If you’ve been following the developments in climate disclosure regulation, you know that many U.S. companies may well be subject to disclosure regulations beyond those of the SEC; regulations adopted in the European Union, countries outside the EU and in some states, such as California, could be applicable. And some aspects of those regulations are more sweeping—or just different—than those recently adopted by the SEC. For example, the EU employs the concept of “double materiality,” meaning the impacts of companies’ “business on the environment and society irrespective of the positive or negative effect of such impacts on companies’ financials”; by contrast, the SEC looks at materiality from the perspective of the reasonable investor making investment or voting decisions. In light of these and other differences, companies may face challenges in attempting to implement all of the applicable rules. This essential new Cooley Alert, Comparing the SEC Climate Rules to California, EU and ISSB Disclosure Frameworks, from our ESG group provides some welcome guidance in sorting through the requirements of the different frameworks.
Here’s an excerpt:
“For many companies, however, the SEC climate rules will apply in addition to other mandatory sustainability reporting frameworks already in force or imminently applicable. While the SEC’s climate rules touch on many of the same areas as the three 2023 California climate disclosure laws (Senate Bills 253 and 261 and Assembly Bill 1305) and the EU’s Corporate Sustainability Reporting Directive (CSRD), there are points of significant divergence. The reporting landscape is likely to become increasingly complex, with numerous jurisdictions, including Australia, Hong Kong, Singapore and the United Kingdom, planning to adopt, or having already adopted, legislation to integrate the climate-related disclosure framework developed by the International Sustainability Standard Board (ISSB)—International Financial Reporting Standards (IFRS) S1 and IFRS S2—into their corporate reporting….

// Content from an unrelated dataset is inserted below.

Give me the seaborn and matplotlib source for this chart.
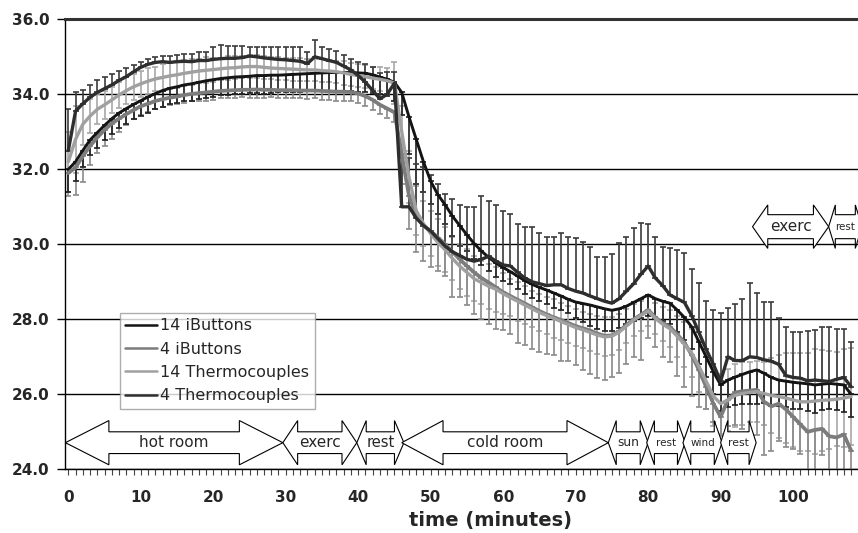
import numpy as np
import pandas as pd
import matplotlib
matplotlib.use("Agg")
import matplotlib.pyplot as plt
from matplotlib.patches import Polygon
import seaborn as sns

# --- data (one value per minute) ---
minutes = list(range(0, 109))

therm4 = [32.5, 33.55, 33.75, 33.92, 34.05, 34.15, 34.25, 34.37, 34.47, 34.6,
          34.72, 34.8, 34.85, 34.87, 34.85, 34.87, 34.88, 34.87, 34.9, 34.9,
          34.93, 34.95, 34.96, 34.96, 34.98, 35.02, 35.0, 34.97, 34.95, 34.93,
          34.92, 34.9, 34.88, 34.82, 35.0, 34.95, 34.9, 34.85, 34.75, 34.65,
          34.5, 34.32, 34.1, 33.88, 34.0, 34.3, 31.0, 31.0, 30.7, 30.5,
          30.35, 30.15, 29.95, 29.8, 29.7, 29.6, 29.55, 29.6, 29.68, 29.55,
          29.45, 29.42, 29.25, 29.1, 29.0, 28.95, 28.9, 28.92, 28.92, 28.82,
          28.75, 28.7, 28.62, 28.55, 28.48, 28.43, 28.55, 28.75, 28.95, 29.2,
          29.42, 29.1, 28.9, 28.65, 28.55, 28.45, 28.1, 27.65, 27.2, 26.8,
          26.35, 27.0, 26.9, 26.9, 27.0, 26.98, 26.92, 26.88, 26.8, 26.5,
          26.45, 26.43, 26.36, 26.38, 26.36, 26.34, 26.4, 26.45, 26.2]
therm4_err = [1.1, 0.5, 0.36, 0.33, 0.33, 0.3, 0.29, 0.25, 0.22, 0.18,
              0.15, 0.15, 0.15, 0.15, 0.17, 0.18, 0.2, 0.2, 0.22, 0.24,
              0.33, 0.36, 0.34, 0.33, 0.32, 0.25, 0.27, 0.3, 0.32, 0.33,
              0.35, 0.37, 0.38, 0.3, 0.45, 0.3, 0.32, 0.3, 0.3, 0.3,
              0.36, 0.5, 0.62, 0.7, 0.6, 0.3, 1.4, 1.3, 1.45, 1.55,
              1.5, 1.45, 1.4, 1.4, 1.35, 1.4, 1.45, 1.7, 1.47, 1.5,
              1.45, 1.38, 1.3, 1.35, 1.45, 1.35, 1.3, 1.28, 1.38, 1.38,
              1.43, 1.35, 1.32, 1.12, 1.17, 1.31, 1.48, 1.44, 1.48, 1.38,
              1.12, 1.09, 1.04, 1.25, 1.3, 1.31, 1.23, 1.31, 1.3, 1.45,
              1.83, 1.3, 1.5, 1.65, 1.96, 1.72, 1.55, 1.57, 1.23, 1.3,
              1.22, 1.24, 1.34, 1.33, 1.44, 1.46, 1.35, 1.28, 1.2]

ibut14 = [32.0, 32.2, 32.5, 32.78, 32.98, 33.17, 33.35, 33.5, 33.62, 33.73,
          33.83, 33.93, 34.02, 34.1, 34.16, 34.2, 34.25, 34.28, 34.32, 34.36,
          34.39, 34.42, 34.44, 34.46, 34.47, 34.48, 34.5, 34.5, 34.51, 34.51,
          34.52, 34.53, 34.54, 34.55, 34.56, 34.57, 34.58, 34.58, 34.58, 34.58,
          34.57, 34.56, 34.52, 34.46, 34.4, 34.32, 34.05, 33.4, 32.8, 32.2,
          31.68, 31.32, 31.05, 30.75, 30.5, 30.25, 30.02, 29.82, 29.65, 29.5,
          29.38, 29.27, 29.15, 29.03, 28.93, 28.85, 28.78, 28.7, 28.62, 28.53,
          28.46, 28.42, 28.38, 28.33, 28.28, 28.24, 28.28, 28.35, 28.45, 28.55,
          28.65, 28.55, 28.48, 28.43, 28.25, 28.05, 27.8, 27.4, 27.0, 26.6,
          26.25, 26.38, 26.46, 26.53, 26.6, 26.65, 26.56, 26.45, 26.38, 26.35,
          26.32, 26.3, 26.28, 26.25, 26.27, 26.29, 26.27, 26.25, 26.0]
ibut14_err = [0.6, 0.5, 0.45, 0.4, 0.4, 0.4, 0.4, 0.4, 0.4, 0.4,
              0.4, 0.42, 0.42, 0.43, 0.43, 0.44, 0.44, 0.45, 0.45, 0.45,
              0.45, 0.44, 0.46, 0.45, 0.47, 0.45, 0.46, 0.48, 0.47, 0.46,
              0.46, 0.47, 0.48, 0.46, 0.47, 0.48, 0.5, 0.5, 0.52, 0.5,
              0.5, 0.5, 0.48, 0.45, 0.45, 0.5, 0.6, 1.0, 1.2, 0.8,
              0.6, 0.5, 0.52, 0.52, 0.54, 0.44, 0.4, 0.37, 0.36, 0.36,
              0.35, 0.33, 0.34, 0.35, 0.36, 0.37, 0.38, 0.39, 0.38, 0.36,
              0.43, 0.5, 0.55, 0.6, 0.58, 0.55, 0.5, 0.48, 0.5, 0.52,
              0.55, 0.55, 0.52, 0.55, 0.58, 0.6, 0.6, 0.58, 0.55, 0.6,
              0.7, 0.72, 0.75, 0.8, 0.85, 0.9, 0.8, 0.75, 0.7, 0.68,
              0.7, 0.7, 0.72, 0.74, 0.7, 0.68, 0.7, 0.72, 0.6]

ibut4 = [31.9, 32.05, 32.35, 32.62, 32.85, 33.05, 33.22, 33.35, 33.47, 33.58,
         33.68, 33.75, 33.82, 33.87, 33.91, 33.94, 33.98, 34.01, 34.03, 34.05,
         34.07, 34.09, 34.1, 34.11, 34.12, 34.12, 34.13, 34.12, 34.12, 34.11,
         34.11, 34.11, 34.1, 34.1, 34.1, 34.09, 34.08, 34.07, 34.07, 34.06,
         34.02, 33.95, 33.85, 33.72, 33.62, 33.52, 32.4, 31.3, 30.75, 30.5,
         30.35, 30.18, 30.0, 29.8, 29.6, 29.42, 29.25, 29.1, 28.98, 28.85,
         28.72, 28.62, 28.52, 28.42, 28.32, 28.22, 28.13, 28.05, 27.98, 27.9,
         27.82, 27.76, 27.7, 27.62, 27.56, 27.57, 27.68, 27.85, 28.0, 28.12,
         28.25, 28.05, 27.9, 27.8, 27.6, 27.38, 27.05, 26.65, 26.2, 25.75,
         25.4, 25.85, 26.05, 26.08, 26.1, 26.12, 25.8, 25.68, 25.75, 25.6,
         25.4, 25.2, 25.0, 25.05, 25.08, 24.88, 24.85, 24.93, 24.5]
ibut4_err = [0.6, 0.74, 0.68, 0.5, 0.42, 0.43, 0.4, 0.35, 0.3, 0.25,
             0.22, 0.22, 0.21, 0.22, 0.2, 0.21, 0.22, 0.2, 0.21, 0.22,
             0.22, 0.2, 0.21, 0.22, 0.2, 0.21, 0.22, 0.21, 0.2, 0.21,
             0.22, 0.2, 0.21, 0.22, 0.21, 0.23, 0.22, 0.24, 0.25, 0.25,
             0.26, 0.25, 0.27, 0.25, 0.24, 0.25, 0.8, 0.9, 0.95, 0.95,
             0.95, 0.9, 0.85, 1.2, 1.0, 1.05, 1.1, 1.1, 1.1, 1.1,
             1.0, 1.0, 1.15, 1.1, 1.1, 1.1, 1.05, 1.0, 1.1, 1.0,
             1.05, 1.1, 1.15, 1.18, 1.17, 1.12, 1.1, 1.05, 1.0, 1.2,
             0.76, 0.8, 0.9, 0.95, 1.1, 1.18, 1.1, 1.0, 0.6, 0.5,
             0.5, 0.7, 0.87, 1.0, 1.1, 1.2, 1.42, 1.2, 1.0, 1.0,
             0.85, 0.8, 1.2, 1.3, 0.7, 1.2, 1.0, 1.2, 0.8]

therm14 = [32.2, 32.8, 33.2, 33.42, 33.6, 33.72, 33.85, 33.98, 34.1, 34.2,
           34.28, 34.35, 34.41, 34.45, 34.49, 34.52, 34.56, 34.59, 34.62, 34.64,
           34.66, 34.68, 34.7, 34.71, 34.73, 34.74, 34.74, 34.72, 34.7, 34.69,
           34.68, 34.67, 34.66, 34.65, 34.65, 34.63, 34.62, 34.6, 34.57, 34.53,
           34.5, 34.47, 34.43, 34.4, 34.36, 34.3, 33.0, 31.8, 30.9, 30.55,
           30.28, 30.05, 29.85, 29.62, 29.42, 29.25, 29.08, 28.98, 28.88, 28.8,
           28.68, 28.58, 28.48, 28.38, 28.28, 28.18, 28.1, 28.02, 27.94, 27.86,
           27.78, 27.72, 27.65, 27.58, 27.53, 27.55, 27.66, 27.82, 27.98, 28.1,
           28.22, 28.02, 27.87, 27.75, 27.55, 27.33, 27.1, 26.75, 26.35, 25.95,
           25.75, 25.85, 25.97, 26.02, 26.05, 26.07, 26.02, 25.97, 25.94, 25.9,
           25.85, 25.8, 25.8, 25.82, 25.84, 25.85, 25.87, 25.9, 25.94]
therm14_err = [0.8, 0.9, 0.55, 0.45, 0.4, 0.38, 0.35, 0.35, 0.35, 0.35,
               0.34, 0.35, 0.33, 0.35, 0.34, 0.36, 0.35, 0.34, 0.33, 0.35,
               0.32, 0.3, 0.31, 0.3, 0.29, 0.3, 0.31, 0.3, 0.29, 0.3,
               0.3, 0.31, 0.3, 0.29, 0.3, 0.31, 0.3, 0.3, 0.31, 0.3,
               0.3, 0.31, 0.3, 0.32, 0.35, 0.55, 0.7, 0.7, 0.65, 0.6,
               0.6, 0.62, 0.6, 0.58, 0.6, 0.62, 0.6, 0.58, 0.6, 0.6,
               0.55, 0.5, 0.52, 0.5, 0.48, 0.5, 0.5, 0.52, 0.5, 0.5,
               0.5, 0.48, 0.5, 0.5, 0.52, 0.5, 0.48, 0.45, 0.42, 0.4,
               0.4, 0.42, 0.45, 0.5, 0.55, 0.6, 0.65, 0.7, 0.75, 0.8,
               0.8, 0.82, 0.85, 0.85, 0.8, 0.82, 0.85, 1.0, 1.1, 1.2,
               1.25, 1.3, 1.3, 1.4, 1.35, 1.3, 1.25, 1.3, 1.3]

# phase arrows: label, start, end (minutes)
phase_labels = ["hot room", "exerc", "rest", "cold room", "sun", "rest", "wind", "rest"]
phase_start = [-0.4, 29.6, 39.8, 46.0, 74.5, 79.8, 84.8, 90.0]
phase_end = [29.6, 39.8, 46.3, 74.5, 80.0, 85.1, 90.2, 94.9]
phase_size = [11, 11, 10.5, 11, 8.7, 7.5, 7.5, 7.8]

late_labels = ["exerc", "rest"]
late_start = [94.4, 104.9]
late_end = [104.9, 109.5]
late_size = [11, 7.4]

sns.set_style("white")
plt.rcParams['font.family'] = ['DejaVu Sans']

fig = plt.figure(figsize=(8.58, 5.33), dpi=100)
ax = fig.add_axes([0.0758, 0.1195, 0.9242, 0.8443])

# --- error bars (behind the lines) ---
zero = np.zeros(len(minutes))
eb = dict(fmt='none', elinewidth=1.2, capsize=2.5, capthick=1.2, zorder=2)
ax.errorbar(minutes, therm14, yerr=therm14_err, ecolor='#a8a8a8', **eb)
ax.errorbar(minutes, ibut4, yerr=[ibut4_err, zero], ecolor='#8a8a8a', **eb)
ax.errorbar(minutes, ibut14, yerr=[ibut14_err, zero], ecolor='#1e1e1e', **eb)
ax.errorbar(minutes, therm4, yerr=[zero, therm4_err], ecolor='#3c3c3c', **eb)

# --- lines ---
df = pd.DataFrame({"minute": minutes,
                   "14 iButtons": ibut14,
                   "4 iButtons": ibut4,
                   "14 Thermocouples": therm14,
                   "4 Thermocouples": therm4})
series = [("14 iButtons", "#141414", 2.1),
          ("4 iButtons", "#7c7c7c", 2.7),
          ("14 Thermocouples", "#a0a0a0", 2.4),
          ("4 Thermocouples", "#2e2e2e", 2.4)]
for name, col, lw in series:
    sns.lineplot(data=df, x="minute", y=name, color=col, linewidth=lw,
                 label=name, ax=ax, zorder=3)

# --- phase arrows ---
def block_arrow(x0, x1, yc, half, shaft, label, size):
    head = 0.2 * (x1 - x0)
    pts = [(x0, yc), (x0 + head, yc + half), (x0 + head, yc + shaft),
           (x1 - head, yc + shaft), (x1 - head, yc + half), (x1, yc),
           (x1 - head, yc - half), (x1 - head, yc - shaft),
           (x0 + head, yc - shaft), (x0 + head, yc - half)]
    ax.add_patch(Polygon(pts, closed=True, facecolor='white', edgecolor='black',
                         linewidth=0.8, zorder=5))
    ax.text((x0 + x1) / 2, yc, label, ha='center', va='center',
            fontsize=size, zorder=6)

for lab, s, e, fs in zip(phase_labels, phase_start, phase_end, phase_size):
    block_arrow(s, e, 24.71, 0.59, 0.29, lab, fs)
for lab, s, e, fs in zip(late_labels, late_start, late_end, late_size):
    block_arrow(s, e, 30.47, 0.58, 0.32, lab, fs)

# --- axes ---
ax.set_xlim(-0.45, 108.95)
ax.set_ylim(24, 36)
ax.set_yticks(np.arange(24, 36.1, 2))
ax.set_yticklabels([f"{v:.1f}" for v in np.arange(24, 36.1, 2)],
                   fontsize=11, fontweight='bold')
ax.set_xticks(np.arange(0, 101, 10))
ax.set_xticklabels([str(v) for v in range(0, 101, 10)], fontsize=11, fontweight='bold')
ax.set_xticks(np.arange(0, 109, 1), minor=True)
ax.tick_params(axis='x', which='both', direction='out', length=4, width=0.8,
               color='#444444', pad=11, bottom=True)
ax.tick_params(axis='y', direction='out', length=6, width=1, color='black',
               pad=5, left=True)

ax.yaxis.grid(True, color='black', linewidth=1.0)
ax.xaxis.grid(False)
ax.set_axisbelow(True)
for side in ['left', 'bottom']:
    ax.spines[side].set_color('black')
    ax.spines[side].set_linewidth(1.0)
ax.spines['top'].set_color('#333333')
ax.spines['top'].set_linewidth(2.2)
ax.spines['right'].set_visible(False)

ax.set_ylabel("")
ax.set_xlabel("time (minutes)", fontsize=14, fontweight='bold')
ax.xaxis.set_label_coords(0.537, -0.093)

leg = ax.legend(loc='upper left', bbox_to_anchor=(0.069, 0.348), borderaxespad=0,
                fontsize=11.5, frameon=True, fancybox=False, edgecolor='#999999',
                handlelength=2.0, handletextpad=0.2, labelspacing=0.52,
                borderpad=0.35)
leg.get_frame().set_linewidth(1.0)
leg.set_zorder(7)
for h in leg.get_lines():
    h.set_linewidth(1.8)

plt.savefig("out.png", dpi=100)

“In addition, on March 15, 2024, the EU’s Corporate Sustainability Due Diligence Directive (CSDDD) was approved by the Council of the EU. Subject to final approval by the European Parliament, expected in April, the CSDDD will become law and will apply to certain companies as early as 2027. For in-scope US companies, the CSDDD will generate additional climate-related obligations, including a mandatory requirement to adopt and put into effect a climate transition plan that aims to ensure, through best efforts, that their business models and strategies are compatible with the limiting of global warming to 1.5 °C. In addition to potentially impacting SEC climate target and transition plan disclosures, these CSDDD obligations may also impact how companies analyze climate risk and emissions materiality in future SEC disclosure.”